**Supplied information**
------------------------------------------------------------

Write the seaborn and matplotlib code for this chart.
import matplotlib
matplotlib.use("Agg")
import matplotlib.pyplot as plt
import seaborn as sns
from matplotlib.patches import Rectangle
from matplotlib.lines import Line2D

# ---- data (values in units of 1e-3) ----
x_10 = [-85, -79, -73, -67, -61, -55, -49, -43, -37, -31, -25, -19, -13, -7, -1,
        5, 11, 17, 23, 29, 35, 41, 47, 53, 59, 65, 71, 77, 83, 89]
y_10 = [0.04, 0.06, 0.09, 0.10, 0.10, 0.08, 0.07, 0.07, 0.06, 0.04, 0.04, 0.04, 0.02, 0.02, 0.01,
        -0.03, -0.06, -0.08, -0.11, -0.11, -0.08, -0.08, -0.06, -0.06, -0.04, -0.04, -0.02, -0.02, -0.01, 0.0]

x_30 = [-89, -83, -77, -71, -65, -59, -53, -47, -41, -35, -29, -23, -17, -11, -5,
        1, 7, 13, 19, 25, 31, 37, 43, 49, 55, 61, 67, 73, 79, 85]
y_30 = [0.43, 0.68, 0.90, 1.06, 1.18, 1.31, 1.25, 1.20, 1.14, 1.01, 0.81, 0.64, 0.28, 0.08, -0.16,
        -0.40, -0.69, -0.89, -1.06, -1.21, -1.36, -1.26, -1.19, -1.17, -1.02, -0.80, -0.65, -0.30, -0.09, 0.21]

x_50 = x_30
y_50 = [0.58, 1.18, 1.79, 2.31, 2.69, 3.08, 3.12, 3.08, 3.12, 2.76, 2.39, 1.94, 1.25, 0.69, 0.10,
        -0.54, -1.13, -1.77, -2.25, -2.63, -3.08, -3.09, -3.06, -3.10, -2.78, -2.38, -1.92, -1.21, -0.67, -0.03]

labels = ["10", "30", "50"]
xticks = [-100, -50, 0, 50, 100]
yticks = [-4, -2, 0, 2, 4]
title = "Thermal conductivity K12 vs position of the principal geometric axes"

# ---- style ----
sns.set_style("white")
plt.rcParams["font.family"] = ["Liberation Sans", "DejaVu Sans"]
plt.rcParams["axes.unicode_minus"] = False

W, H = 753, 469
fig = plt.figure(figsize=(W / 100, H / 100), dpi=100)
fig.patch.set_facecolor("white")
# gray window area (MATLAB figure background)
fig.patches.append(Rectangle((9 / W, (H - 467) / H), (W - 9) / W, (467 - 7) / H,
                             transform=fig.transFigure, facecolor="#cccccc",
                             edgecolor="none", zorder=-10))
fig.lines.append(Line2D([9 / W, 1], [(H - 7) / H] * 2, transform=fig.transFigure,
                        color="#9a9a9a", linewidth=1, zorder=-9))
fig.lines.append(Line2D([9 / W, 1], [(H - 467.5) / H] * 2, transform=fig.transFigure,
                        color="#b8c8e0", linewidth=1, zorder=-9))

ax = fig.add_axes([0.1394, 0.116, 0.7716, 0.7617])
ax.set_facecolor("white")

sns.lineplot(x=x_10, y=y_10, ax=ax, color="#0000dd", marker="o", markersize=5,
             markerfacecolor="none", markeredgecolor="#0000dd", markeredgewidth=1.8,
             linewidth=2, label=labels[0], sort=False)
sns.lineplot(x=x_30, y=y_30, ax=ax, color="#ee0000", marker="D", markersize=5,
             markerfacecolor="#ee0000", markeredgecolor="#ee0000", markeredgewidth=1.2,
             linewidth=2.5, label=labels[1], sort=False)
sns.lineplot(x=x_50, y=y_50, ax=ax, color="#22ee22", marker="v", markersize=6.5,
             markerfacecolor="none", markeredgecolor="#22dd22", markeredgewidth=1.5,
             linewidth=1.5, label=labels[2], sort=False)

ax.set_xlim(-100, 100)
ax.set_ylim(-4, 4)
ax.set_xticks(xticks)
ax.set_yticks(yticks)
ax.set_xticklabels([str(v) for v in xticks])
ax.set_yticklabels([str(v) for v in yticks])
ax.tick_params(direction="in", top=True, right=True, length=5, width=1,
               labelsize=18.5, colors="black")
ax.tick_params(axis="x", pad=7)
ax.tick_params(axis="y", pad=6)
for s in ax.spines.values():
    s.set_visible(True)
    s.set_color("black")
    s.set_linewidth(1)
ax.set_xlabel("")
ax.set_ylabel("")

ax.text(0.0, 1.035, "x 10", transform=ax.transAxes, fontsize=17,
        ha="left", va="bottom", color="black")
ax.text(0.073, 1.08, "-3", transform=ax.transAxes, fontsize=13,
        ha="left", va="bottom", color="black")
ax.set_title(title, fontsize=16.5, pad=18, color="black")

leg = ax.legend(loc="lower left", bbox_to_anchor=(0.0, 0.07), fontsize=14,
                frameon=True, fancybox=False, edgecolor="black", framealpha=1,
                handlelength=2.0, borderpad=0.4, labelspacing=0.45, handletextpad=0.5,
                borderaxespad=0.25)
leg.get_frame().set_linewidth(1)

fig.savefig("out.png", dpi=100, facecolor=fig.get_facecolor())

------------------------------------------------------------

**Goal**
Please print exactly what appears from the first line of the data through the line with "from matplotlib.lines import Line2D", including both of those lines and nothing past them.

**Answer to this problem**
Write the seaborn and matplotlib code for this chart.
import matplotlib
matplotlib.use("Agg")
import matplotlib.pyplot as plt
import seaborn as sns
from matplotlib.patches import Rectangle
from matplotlib.lines import Line2D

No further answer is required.